Einzig die klugen Ägypter, so nennen sich die albanischen Roma, deren
Vorfahren zur Zeit Alexanders angeblich vom Nil auf den Balkan eingewandert
waren, verweigern sich. Von allen Liedern, die man im Roman zu hören
bekommt, singen sie die schönsten: "Wer sterben will, soll keine Zeit
vergeuden. Doch uns behagt's, wo Hochzeitsglocken läuten.
Matthias Schnitzler in der "Berliner Zeitung"

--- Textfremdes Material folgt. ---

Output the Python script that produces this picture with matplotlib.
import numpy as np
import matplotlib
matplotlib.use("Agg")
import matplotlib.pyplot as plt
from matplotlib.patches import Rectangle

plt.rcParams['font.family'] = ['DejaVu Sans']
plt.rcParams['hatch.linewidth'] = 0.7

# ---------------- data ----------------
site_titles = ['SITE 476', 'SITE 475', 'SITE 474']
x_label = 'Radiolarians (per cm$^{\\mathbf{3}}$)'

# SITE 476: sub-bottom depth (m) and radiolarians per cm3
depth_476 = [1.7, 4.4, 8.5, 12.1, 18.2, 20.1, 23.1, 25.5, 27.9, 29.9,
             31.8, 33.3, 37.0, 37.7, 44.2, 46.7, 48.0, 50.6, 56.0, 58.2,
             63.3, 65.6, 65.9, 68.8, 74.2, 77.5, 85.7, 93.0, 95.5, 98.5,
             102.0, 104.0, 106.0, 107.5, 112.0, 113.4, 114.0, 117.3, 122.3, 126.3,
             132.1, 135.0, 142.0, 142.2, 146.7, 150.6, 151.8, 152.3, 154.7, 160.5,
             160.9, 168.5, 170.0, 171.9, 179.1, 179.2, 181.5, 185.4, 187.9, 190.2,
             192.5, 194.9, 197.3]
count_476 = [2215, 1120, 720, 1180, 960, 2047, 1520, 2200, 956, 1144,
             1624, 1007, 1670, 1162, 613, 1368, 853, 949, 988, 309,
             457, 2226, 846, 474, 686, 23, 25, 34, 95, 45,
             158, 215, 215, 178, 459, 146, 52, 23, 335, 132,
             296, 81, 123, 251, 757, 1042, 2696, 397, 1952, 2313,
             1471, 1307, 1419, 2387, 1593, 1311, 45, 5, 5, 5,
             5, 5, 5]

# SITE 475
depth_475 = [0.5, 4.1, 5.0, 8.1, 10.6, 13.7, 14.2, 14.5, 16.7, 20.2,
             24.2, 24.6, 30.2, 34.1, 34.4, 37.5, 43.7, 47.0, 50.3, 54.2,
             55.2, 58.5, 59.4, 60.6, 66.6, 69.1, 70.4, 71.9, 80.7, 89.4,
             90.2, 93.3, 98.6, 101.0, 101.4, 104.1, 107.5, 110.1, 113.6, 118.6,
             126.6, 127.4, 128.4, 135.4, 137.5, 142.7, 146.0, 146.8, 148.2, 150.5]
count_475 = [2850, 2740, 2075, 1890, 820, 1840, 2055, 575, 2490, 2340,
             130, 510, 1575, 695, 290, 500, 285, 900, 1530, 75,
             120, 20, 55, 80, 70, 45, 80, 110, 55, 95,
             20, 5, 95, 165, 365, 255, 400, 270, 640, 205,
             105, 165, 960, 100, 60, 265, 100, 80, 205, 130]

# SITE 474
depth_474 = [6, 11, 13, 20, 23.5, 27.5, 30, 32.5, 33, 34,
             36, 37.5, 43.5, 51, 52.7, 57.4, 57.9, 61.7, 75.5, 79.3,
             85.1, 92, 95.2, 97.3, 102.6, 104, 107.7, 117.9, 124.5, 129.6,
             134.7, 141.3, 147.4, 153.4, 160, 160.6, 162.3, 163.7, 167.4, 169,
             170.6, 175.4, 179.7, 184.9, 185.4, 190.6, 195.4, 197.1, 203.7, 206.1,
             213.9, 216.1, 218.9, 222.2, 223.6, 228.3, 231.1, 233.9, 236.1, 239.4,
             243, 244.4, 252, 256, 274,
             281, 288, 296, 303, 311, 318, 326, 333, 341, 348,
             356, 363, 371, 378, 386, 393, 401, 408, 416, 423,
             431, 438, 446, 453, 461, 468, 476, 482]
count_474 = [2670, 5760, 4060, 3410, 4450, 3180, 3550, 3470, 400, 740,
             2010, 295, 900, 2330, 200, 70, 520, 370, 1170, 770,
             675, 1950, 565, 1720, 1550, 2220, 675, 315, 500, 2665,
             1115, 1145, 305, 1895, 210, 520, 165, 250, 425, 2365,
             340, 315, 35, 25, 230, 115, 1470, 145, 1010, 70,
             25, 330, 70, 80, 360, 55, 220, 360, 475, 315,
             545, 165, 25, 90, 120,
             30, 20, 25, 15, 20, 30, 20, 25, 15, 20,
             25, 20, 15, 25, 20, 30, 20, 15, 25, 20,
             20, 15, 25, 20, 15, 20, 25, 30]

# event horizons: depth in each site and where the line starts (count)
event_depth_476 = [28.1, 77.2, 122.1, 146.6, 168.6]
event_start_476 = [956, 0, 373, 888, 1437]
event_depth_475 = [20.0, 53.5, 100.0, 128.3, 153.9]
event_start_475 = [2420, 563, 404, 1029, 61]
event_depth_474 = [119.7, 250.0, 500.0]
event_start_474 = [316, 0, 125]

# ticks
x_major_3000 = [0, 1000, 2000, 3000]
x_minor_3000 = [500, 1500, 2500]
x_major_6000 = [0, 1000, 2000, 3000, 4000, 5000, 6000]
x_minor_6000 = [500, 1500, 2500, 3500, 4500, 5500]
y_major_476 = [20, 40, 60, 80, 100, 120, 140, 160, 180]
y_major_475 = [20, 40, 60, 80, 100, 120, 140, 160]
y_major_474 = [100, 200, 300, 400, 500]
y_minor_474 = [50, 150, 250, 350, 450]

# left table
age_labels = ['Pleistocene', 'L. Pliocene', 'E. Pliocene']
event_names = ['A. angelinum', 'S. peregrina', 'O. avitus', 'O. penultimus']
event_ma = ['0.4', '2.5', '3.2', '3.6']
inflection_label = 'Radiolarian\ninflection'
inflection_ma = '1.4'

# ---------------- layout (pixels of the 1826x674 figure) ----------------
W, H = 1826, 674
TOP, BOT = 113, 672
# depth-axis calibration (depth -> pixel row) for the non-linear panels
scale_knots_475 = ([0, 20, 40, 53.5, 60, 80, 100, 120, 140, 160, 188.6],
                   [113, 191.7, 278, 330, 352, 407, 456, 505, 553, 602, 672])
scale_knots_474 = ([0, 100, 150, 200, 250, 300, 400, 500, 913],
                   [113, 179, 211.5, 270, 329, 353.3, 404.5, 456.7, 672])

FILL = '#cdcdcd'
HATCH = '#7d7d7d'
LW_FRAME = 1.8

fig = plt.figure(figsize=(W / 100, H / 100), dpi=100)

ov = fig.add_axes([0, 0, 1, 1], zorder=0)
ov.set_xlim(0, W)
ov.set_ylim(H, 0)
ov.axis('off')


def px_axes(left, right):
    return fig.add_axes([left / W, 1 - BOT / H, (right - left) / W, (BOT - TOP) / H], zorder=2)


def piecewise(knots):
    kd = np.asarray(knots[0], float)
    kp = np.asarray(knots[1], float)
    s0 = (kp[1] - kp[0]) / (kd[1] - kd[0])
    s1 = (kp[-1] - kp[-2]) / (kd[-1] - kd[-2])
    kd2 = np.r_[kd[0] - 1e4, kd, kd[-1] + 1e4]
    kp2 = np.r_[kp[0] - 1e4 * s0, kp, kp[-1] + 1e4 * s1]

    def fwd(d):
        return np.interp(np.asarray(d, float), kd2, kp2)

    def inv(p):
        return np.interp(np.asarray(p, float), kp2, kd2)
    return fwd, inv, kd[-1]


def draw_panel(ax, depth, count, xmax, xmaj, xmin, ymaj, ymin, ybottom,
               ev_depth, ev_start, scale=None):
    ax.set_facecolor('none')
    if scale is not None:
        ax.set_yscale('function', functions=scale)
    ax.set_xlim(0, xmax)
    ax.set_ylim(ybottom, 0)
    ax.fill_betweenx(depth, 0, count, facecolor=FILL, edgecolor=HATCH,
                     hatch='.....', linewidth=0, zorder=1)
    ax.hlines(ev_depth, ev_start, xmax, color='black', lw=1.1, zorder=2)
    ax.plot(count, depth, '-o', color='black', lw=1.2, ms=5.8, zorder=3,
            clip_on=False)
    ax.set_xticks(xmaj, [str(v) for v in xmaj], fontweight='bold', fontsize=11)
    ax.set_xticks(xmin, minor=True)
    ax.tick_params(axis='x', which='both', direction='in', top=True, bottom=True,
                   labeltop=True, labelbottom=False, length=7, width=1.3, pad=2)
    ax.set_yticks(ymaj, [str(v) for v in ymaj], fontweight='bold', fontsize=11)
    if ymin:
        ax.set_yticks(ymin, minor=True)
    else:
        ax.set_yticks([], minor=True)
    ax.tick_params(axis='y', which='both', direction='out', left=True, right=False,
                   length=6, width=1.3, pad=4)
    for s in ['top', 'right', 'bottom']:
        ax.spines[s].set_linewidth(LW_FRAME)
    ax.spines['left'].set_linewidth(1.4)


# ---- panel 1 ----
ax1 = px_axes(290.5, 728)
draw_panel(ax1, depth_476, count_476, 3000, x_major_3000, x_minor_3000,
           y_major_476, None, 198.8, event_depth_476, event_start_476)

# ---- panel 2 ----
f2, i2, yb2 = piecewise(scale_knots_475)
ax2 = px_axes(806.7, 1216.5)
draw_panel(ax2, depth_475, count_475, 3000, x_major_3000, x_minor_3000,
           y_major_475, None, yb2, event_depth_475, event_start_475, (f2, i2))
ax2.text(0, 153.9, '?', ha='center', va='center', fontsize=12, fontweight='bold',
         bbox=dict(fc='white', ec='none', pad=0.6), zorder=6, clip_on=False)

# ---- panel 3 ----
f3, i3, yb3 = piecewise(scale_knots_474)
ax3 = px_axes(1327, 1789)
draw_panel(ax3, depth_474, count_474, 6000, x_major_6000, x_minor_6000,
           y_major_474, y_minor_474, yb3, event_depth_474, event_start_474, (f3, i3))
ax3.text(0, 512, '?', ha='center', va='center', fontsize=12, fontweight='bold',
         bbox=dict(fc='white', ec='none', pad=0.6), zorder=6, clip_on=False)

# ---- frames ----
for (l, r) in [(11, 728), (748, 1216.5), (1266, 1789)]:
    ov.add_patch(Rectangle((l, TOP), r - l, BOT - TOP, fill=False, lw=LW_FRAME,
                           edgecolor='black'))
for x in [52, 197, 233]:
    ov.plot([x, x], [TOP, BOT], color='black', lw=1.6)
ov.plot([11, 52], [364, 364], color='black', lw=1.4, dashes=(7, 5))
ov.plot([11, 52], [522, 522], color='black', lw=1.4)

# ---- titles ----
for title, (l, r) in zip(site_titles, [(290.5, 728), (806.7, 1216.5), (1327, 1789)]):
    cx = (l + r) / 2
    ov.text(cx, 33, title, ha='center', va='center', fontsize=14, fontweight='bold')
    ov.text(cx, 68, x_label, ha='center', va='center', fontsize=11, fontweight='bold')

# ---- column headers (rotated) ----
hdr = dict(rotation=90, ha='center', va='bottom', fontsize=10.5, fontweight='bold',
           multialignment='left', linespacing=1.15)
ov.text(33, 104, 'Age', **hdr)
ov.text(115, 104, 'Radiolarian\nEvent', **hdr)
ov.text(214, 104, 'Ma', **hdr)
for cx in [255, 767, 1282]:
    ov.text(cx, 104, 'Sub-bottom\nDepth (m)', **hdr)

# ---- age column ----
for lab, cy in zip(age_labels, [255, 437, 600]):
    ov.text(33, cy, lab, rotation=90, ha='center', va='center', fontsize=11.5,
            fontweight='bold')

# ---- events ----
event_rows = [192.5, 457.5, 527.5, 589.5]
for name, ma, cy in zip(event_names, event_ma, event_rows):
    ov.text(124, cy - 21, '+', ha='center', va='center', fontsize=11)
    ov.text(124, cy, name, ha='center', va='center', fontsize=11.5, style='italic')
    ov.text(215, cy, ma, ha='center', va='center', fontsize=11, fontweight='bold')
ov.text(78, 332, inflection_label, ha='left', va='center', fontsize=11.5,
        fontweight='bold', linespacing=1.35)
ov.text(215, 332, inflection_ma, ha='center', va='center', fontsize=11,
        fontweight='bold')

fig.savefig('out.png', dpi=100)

Das Material zu vielen seiner Bücher hat Ismail Kadare aus der
albanischen Vergangenheit geschöpft, doch der über Anachronismen und
vermeintliche Ungereimtheiten stolpernde Leser erkennt rasch, daß er es
nicht mit historischen Romanen zu tun hat. Bezeugte Ereignisse und Gestalten
dienen Kadare nur als Versatzstücke, die er in einem virtuellen zeitlichen
und geographischen Raum mit fiktiven Elementen kombiniert, um Urmuster des
menschlichen Seins aufzuzeigen, zur Nahtstelle von Wirklichkeit und Mythos
vorzudringen, und im Osmanischen Reich fand er den Superstaat schlechthin,
den überzeitlichen Prototyp einer totalitären Macht, der es ihm erlaubte,
sich unter den scharfen Augen der Zensurbehörde mit dem herrschenden
kommunistischen System auseinanderzusetzen. In seinem 1985 entstandenen
Roman „Das verflixte Jahr” über die nur 184 Tage währende Regentschaft des
deutschen Prinzen Wilhelm zu Wied als Fürst von Albanien bleibt Ismail
Kadare näher an den gesicherten Tatsachen als in anderen Büchern. Zwar ist
auf ein paar Monate zusammengezogen, was sich in Wahrheit im Verlauf
mehrerer Jahre ereignete, und neben den echten Protagonisten begegnen wir
zahlreichen Gestalten, die wir in den Geschichtsbüchern vergeblich suchen
würden, doch was die Wechselbeziehungen zwischen den politischen und
gesellschaftlichen Kräften sowie das Zeitkolorit anbelangt, liefert der
Roman ein sehr genaues Bild vom damaligen Albanien. Die vom Osmanischen
Reich hinterlassenen ethnischen und religiösen Spannungen auf dem Balkan,
die in der Zeit vor dem Ersten Weltkrieg mit einem Flickenteppich von
Staaten verhüllt wurden, haben sich im letzten Jahrzehnt des vergangenen
Jahrtausends in blutigen Bruder- und Nachbarschaftskriegen entladen, und es
steht zu befürchten, daß nicht nur Albanien, sondern die ganze Halbinsel
noch geraume Zeit unter den Folgen zu leiden haben wird. Kadares Roman, der
uns die bis heute nachwirkenden Ereignisse auf dem Balkan zu Beginn des 20.
Jahrhunderts als tragikomisches Panoptikum präsentiert, hat außerhalb der
Grenzen Albaniens leider weniger Resonanz gefunden, als er verdienen würde.